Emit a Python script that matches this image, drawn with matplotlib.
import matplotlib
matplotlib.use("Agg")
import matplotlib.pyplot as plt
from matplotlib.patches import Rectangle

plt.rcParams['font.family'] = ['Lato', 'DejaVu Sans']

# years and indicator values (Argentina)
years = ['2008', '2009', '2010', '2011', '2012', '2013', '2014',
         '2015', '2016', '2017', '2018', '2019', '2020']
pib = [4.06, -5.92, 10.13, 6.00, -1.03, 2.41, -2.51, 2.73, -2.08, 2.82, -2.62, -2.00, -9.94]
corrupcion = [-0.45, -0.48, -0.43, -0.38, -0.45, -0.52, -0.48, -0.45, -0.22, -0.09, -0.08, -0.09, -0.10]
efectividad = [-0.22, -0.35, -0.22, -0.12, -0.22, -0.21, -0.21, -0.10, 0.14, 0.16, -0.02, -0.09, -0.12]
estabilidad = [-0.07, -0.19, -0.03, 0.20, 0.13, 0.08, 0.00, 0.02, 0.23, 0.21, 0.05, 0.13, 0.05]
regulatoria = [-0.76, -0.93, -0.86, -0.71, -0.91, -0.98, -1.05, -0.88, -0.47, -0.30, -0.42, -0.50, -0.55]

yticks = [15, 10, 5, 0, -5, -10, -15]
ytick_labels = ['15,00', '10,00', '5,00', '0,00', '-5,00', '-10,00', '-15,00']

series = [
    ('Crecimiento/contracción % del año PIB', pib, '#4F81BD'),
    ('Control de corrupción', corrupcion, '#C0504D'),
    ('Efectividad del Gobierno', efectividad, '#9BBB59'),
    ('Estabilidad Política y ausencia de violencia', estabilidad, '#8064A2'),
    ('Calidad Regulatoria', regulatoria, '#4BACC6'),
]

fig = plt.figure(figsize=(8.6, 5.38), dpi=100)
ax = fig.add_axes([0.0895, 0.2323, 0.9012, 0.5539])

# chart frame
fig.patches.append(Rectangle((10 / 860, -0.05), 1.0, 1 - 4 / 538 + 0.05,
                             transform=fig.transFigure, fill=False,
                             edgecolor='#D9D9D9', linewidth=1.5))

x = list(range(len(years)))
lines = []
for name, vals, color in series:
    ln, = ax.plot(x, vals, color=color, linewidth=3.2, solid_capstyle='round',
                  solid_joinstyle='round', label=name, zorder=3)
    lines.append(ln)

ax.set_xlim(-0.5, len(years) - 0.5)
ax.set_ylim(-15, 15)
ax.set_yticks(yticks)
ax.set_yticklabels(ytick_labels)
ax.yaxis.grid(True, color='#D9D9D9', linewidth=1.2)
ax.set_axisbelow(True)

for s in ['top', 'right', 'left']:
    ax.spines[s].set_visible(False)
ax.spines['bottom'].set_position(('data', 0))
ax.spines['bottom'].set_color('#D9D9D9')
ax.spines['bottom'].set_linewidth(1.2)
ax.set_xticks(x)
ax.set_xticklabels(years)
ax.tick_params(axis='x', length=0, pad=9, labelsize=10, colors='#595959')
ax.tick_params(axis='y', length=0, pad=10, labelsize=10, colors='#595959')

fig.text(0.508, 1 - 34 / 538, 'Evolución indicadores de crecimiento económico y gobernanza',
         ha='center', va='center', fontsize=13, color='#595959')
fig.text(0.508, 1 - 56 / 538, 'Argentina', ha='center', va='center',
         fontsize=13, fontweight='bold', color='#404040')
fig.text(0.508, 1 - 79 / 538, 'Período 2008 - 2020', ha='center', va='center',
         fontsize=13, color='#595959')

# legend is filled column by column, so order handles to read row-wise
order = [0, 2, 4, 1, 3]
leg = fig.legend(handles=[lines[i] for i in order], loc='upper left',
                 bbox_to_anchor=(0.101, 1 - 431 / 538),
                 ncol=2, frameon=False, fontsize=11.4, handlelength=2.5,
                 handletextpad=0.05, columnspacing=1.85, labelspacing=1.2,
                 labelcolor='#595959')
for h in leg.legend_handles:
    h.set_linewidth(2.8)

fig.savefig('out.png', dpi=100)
* * *
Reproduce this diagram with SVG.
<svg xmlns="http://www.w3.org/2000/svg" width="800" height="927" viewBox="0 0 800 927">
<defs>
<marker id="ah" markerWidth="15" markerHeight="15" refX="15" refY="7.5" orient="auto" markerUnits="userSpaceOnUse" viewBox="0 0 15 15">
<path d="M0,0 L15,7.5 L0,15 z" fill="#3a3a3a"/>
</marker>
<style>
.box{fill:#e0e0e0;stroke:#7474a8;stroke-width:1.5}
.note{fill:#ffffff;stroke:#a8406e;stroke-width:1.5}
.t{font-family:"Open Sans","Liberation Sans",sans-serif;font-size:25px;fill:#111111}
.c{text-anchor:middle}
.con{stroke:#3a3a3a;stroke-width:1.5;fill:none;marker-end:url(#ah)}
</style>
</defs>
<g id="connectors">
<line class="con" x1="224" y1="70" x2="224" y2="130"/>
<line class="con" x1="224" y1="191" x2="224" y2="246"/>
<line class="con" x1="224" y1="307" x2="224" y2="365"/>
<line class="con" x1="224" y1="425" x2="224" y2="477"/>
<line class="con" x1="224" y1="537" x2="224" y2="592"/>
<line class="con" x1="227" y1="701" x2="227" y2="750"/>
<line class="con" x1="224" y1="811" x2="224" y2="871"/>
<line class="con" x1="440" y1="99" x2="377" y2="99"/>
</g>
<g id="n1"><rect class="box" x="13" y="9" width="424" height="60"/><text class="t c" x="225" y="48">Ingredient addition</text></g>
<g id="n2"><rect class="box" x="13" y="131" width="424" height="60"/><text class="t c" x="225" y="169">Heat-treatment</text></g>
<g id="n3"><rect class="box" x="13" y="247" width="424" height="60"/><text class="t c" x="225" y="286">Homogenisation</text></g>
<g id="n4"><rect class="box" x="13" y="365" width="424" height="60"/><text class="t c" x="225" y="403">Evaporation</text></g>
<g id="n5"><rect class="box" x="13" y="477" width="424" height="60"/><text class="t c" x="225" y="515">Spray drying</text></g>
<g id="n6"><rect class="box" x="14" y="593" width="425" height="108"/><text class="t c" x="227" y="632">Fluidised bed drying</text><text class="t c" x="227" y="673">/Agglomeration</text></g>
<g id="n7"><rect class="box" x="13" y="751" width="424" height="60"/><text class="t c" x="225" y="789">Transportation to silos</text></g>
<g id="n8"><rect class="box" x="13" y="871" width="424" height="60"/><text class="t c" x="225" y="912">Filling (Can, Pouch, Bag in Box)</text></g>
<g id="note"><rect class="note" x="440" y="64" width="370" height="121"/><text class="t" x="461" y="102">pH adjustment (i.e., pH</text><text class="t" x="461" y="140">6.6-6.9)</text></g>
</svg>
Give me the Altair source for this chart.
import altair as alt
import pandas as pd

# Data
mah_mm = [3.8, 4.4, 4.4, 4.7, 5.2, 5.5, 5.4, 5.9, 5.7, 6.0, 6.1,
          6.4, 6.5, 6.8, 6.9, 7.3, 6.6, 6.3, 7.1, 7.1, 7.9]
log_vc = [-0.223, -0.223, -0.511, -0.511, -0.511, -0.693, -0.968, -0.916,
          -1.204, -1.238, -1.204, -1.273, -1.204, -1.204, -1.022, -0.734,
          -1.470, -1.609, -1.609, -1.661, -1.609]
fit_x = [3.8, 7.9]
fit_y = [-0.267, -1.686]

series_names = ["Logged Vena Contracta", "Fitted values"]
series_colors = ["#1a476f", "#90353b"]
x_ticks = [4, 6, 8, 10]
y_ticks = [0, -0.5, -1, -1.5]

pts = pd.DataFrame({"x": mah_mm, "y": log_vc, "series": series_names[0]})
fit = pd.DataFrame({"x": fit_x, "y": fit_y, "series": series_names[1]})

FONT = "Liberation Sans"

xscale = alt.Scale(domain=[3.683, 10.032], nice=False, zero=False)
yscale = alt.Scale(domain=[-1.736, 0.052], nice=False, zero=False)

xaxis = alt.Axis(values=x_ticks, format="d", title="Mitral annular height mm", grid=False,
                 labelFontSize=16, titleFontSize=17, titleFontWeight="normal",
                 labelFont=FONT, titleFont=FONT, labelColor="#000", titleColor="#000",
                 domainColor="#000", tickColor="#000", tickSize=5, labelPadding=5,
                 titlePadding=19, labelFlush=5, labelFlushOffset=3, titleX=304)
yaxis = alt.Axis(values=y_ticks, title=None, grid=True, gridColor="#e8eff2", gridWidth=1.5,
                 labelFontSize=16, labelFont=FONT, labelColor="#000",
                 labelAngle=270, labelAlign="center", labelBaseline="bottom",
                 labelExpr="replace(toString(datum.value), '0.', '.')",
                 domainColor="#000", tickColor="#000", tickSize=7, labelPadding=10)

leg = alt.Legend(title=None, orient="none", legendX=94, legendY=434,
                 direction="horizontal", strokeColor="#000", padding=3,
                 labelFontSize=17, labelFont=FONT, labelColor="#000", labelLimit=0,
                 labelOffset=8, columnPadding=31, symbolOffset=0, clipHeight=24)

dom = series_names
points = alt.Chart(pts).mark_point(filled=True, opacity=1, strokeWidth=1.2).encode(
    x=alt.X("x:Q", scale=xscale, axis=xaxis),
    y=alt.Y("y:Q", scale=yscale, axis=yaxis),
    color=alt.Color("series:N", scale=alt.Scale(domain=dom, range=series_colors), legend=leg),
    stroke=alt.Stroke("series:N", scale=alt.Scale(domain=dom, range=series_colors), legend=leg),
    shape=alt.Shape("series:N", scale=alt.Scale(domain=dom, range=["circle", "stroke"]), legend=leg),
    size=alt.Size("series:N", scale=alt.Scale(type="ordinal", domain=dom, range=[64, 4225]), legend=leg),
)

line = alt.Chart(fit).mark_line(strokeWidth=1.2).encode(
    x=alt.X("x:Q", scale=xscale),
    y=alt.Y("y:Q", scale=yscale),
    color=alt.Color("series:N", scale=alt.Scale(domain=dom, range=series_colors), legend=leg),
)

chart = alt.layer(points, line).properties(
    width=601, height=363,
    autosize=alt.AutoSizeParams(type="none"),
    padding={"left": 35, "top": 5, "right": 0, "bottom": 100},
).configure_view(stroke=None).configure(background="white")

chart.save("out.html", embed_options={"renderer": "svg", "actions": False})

Work to do - Starting at the line that contains "Give me the Altair source for this chart." and stopping at the line that contains "0.052], nice=False, zero=False)", transcribe the lines exactly; both boundary lines are to be included.

Full response -
Give me the Altair source for this chart.
import altair as alt
import pandas as pd

# Data
mah_mm = [3.8, 4.4, 4.4, 4.7, 5.2, 5.5, 5.4, 5.9, 5.7, 6.0, 6.1,
          6.4, 6.5, 6.8, 6.9, 7.3, 6.6, 6.3, 7.1, 7.1, 7.9]
log_vc = [-0.223, -0.223, -0.511, -0.511, -0.511, -0.693, -0.968, -0.916,
          -1.204, -1.238, -1.204, -1.273, -1.204, -1.204, -1.022, -0.734,
          -1.470, -1.609, -1.609, -1.661, -1.609]
fit_x = [3.8, 7.9]
fit_y = [-0.267, -1.686]

series_names = ["Logged Vena Contracta", "Fitted values"]
series_colors = ["#1a476f", "#90353b"]
x_ticks = [4, 6, 8, 10]
y_ticks = [0, -0.5, -1, -1.5]

pts = pd.DataFrame({"x": mah_mm, "y": log_vc, "series": series_names[0]})
fit = pd.DataFrame({"x": fit_x, "y": fit_y, "series": series_names[1]})

FONT = "Liberation Sans"

xscale = alt.Scale(domain=[3.683, 10.032], nice=False, zero=False)
yscale = alt.Scale(domain=[-1.736, 0.052], nice=False, zero=False)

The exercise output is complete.